Data Remediation Strategies
For Data Refinery Workbench, there are few strategies regarding the import of client data and transfer to the Live Data store.
Strategy 1: Import to Workflows and Remediate
With this method, the client decides that Live Data will only store “clean” data. So, data records are imported as Workflows and Data Objects are created after the Workflow End Transition is applied.
This means that all data will be imported as Workflows for remediation before transitioning to Live Data. Under this approach, the process is linear and all data is “cleaned” before being stored as Live data. However, the Workflow backlog can be large.
This strategy may be useful when performing a one-time remediation of a set of data, since its easy to track how many items are remaining to be processed before the remediation effort is completed, and all data in the Live Data can be considered “finished.”
Strategy 2: Import to Live and Refine with Workflows
Under Strategy 2, the client uploads data records as Data Objects and then creates Workflows from those Data Objects on an “as-needed” basis.

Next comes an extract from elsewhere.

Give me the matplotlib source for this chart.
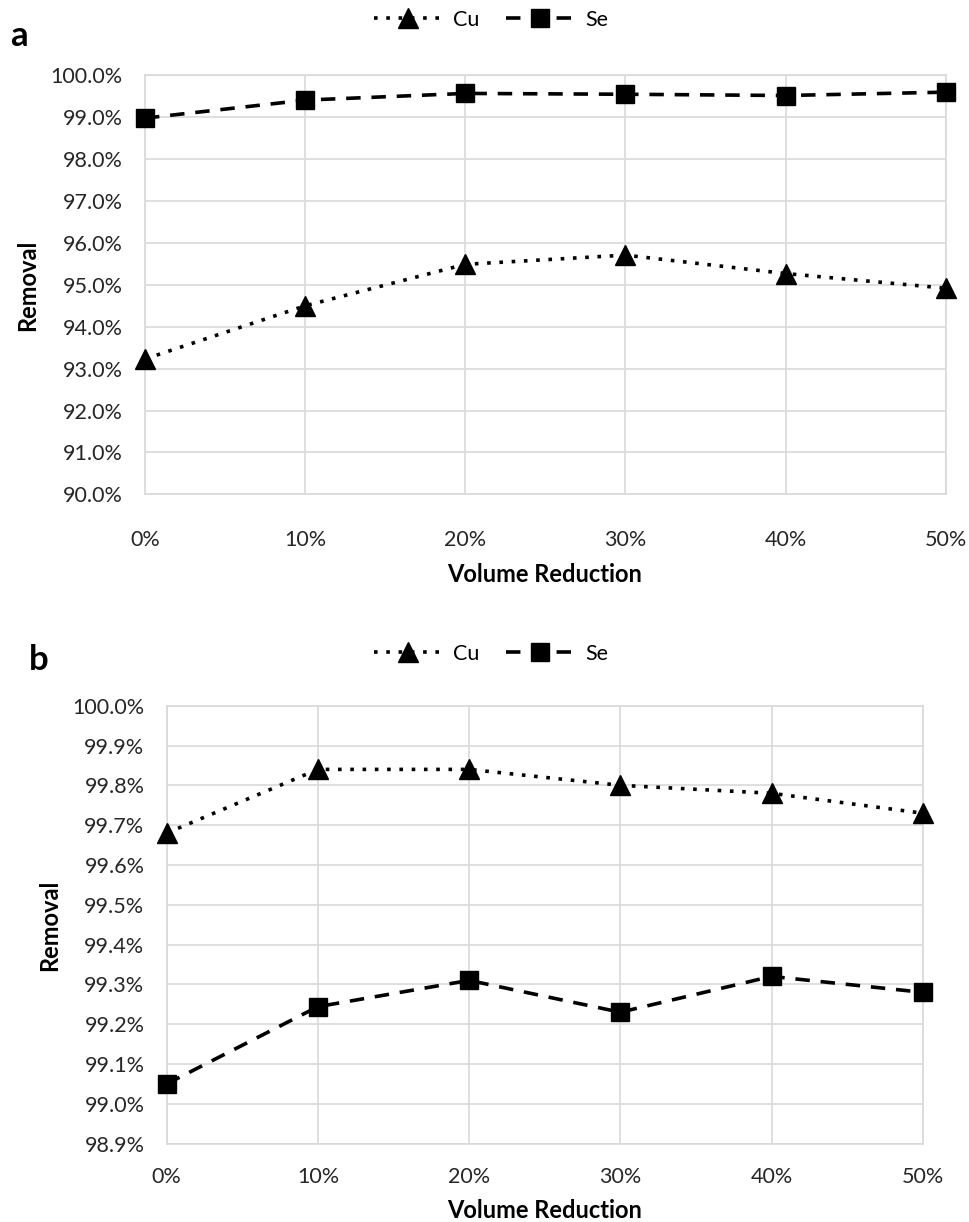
import matplotlib.pyplot as plt
from matplotlib.ticker import FuncFormatter
from matplotlib.lines import Line2D

plt.rcParams['font.family'] = ['Lato', 'DejaVu Sans']

# data
volume_reduction = [0, 10, 20, 30, 40, 50]
x_labels = ["0%", "10%", "20%", "30%", "40%", "50%"]

cu_a = [93.23, 94.50, 95.49, 95.71, 95.27, 94.92]
se_a = [98.98, 99.41, 99.57, 99.55, 99.52, 99.60]

cu_b = [99.68, 99.84, 99.84, 99.80, 99.78, 99.73]
se_b = [99.05, 99.244, 99.31, 99.23, 99.32, 99.28]

W, H = 969, 1222
fig = plt.figure(figsize=(W / 100, H / 100), dpi=100)

GRID = "#d9d9d9"
TICK_FS = 15.5


def px_axes(l, t, r, b):
    return fig.add_axes([l / W, 1 - b / H, (r - l) / W, (b - t) / H])


def style(ax, ylo, yhi, step, fmt, xpad):
    ax.set_xlim(0, 50)
    ax.set_ylim(ylo, yhi)
    ax.set_xticks(volume_reduction)
    ax.set_xticklabels(x_labels)
    n = int(round((yhi - ylo) / step))
    ax.set_yticks([ylo + i * step for i in range(n + 1)])
    ax.yaxis.set_major_formatter(FuncFormatter(lambda v, p: fmt.format(v)))
    ax.grid(True, color=GRID, lw=1.2)
    ax.set_axisbelow(True)
    for s in ax.spines.values():
        s.set_color(GRID)
        s.set_linewidth(1.2)
    ax.tick_params(axis="both", length=0, labelsize=TICK_FS, colors="#262626")
    ax.tick_params(axis="y", pad=16)
    ax.tick_params(axis="x", pad=xpad)


def draw(ax, cu, se):
    ax.plot(volume_reduction, cu, color="black", ls=(0, (1, 2.4)), lw=2.6,
            marker="^", ms=14, clip_on=False, zorder=3)
    ax.plot(volume_reduction, se, color="black", ls=(0, (4, 3)), lw=2.6,
            marker="s", ms=12.5, clip_on=False, zorder=3)


handles = [
    Line2D([], [], color="black", ls=(0, (1, 2.4)), lw=2.6, marker="^", ms=14),
    Line2D([], [], color="black", ls=(0, (4, 3)), lw=2.6, marker="s", ms=12.5),
]


def legend(y):
    fig.legend(handles, ["Cu", "Se"], loc="center", bbox_to_anchor=(491 / W, 1 - y / H),
               ncol=2, frameon=False, fontsize=TICK_FS, handlelength=3.2,
               columnspacing=1.2, handletextpad=0.5)


# panel a
ax1 = px_axes(145, 75.4, 945.7, 494.3)
style(ax1, 90.0, 100.0, 1.0, "{:.1f}%", 26)
draw(ax1, cu_a, se_a)
legend(20)
fig.text(10 / W, 1 - 36 / H, "a", fontsize=25, fontweight="bold", va="center")
fig.text(545 / W, 1 - 574 / H, "Volume Reduction", fontsize=17, fontweight="bold",
         ha="center", va="center")
fig.text(28 / W, 1 - 285 / H, "Removal", fontsize=17, fontweight="bold",
         rotation=90, ha="center", va="center")

# panel b
ax2 = px_axes(166.7, 705.7, 922.7, 1143.6)
style(ax2, 98.9, 100.0, 0.1, "{:.1f}%", 17)
draw(ax2, cu_b, se_b)
legend(654)
fig.text(29 / W, 1 - 660 / H, "b", fontsize=25, fontweight="bold", va="center")
fig.text(545 / W, 1 - 1210 / H, "Volume Reduction", fontsize=17, fontweight="bold",
         ha="center", va="center")
fig.text(50 / W, 1 - 925 / H, "Removal", fontsize=17, fontweight="bold",
         rotation=90, ha="center", va="center")

fig.savefig("out.png", dpi=100)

The data in the Live Data store is a mix of un-remediated and fully remediated data. The team will continually review the data and create Workflows as flaws are identified. The edited data is merged back into the Data Object when the End Transition is applied. In comparison to Strategy 1, this method for data remediation is cyclical and the backlog of workflows remains manageable while the Live Data becomes cleaner.
This strategy is the best approach for managing longer-term remediation efforts, where the team attempts to keep the data clean after the data has been imported into Workbench. It’s likely that most remediation projects will fall into this category, since high quality data is useful beyond the scope of an initial remediation effort.
Strategy 3: Import Clean Data to Live and Remediate with Workflows
For Strategy 3, the client imports data records with high confidence of quality as Data Objects, while records that do not meet the quality threshold are imported as Workflows. Then, Workflows are created for new records on an as-needed basis. Data can also be exported, updated, and then re-imported using Data Object IDs at the data manager’s discretion. With this method, the team uses their experience to gain maximum flexibility in the overall remediation project.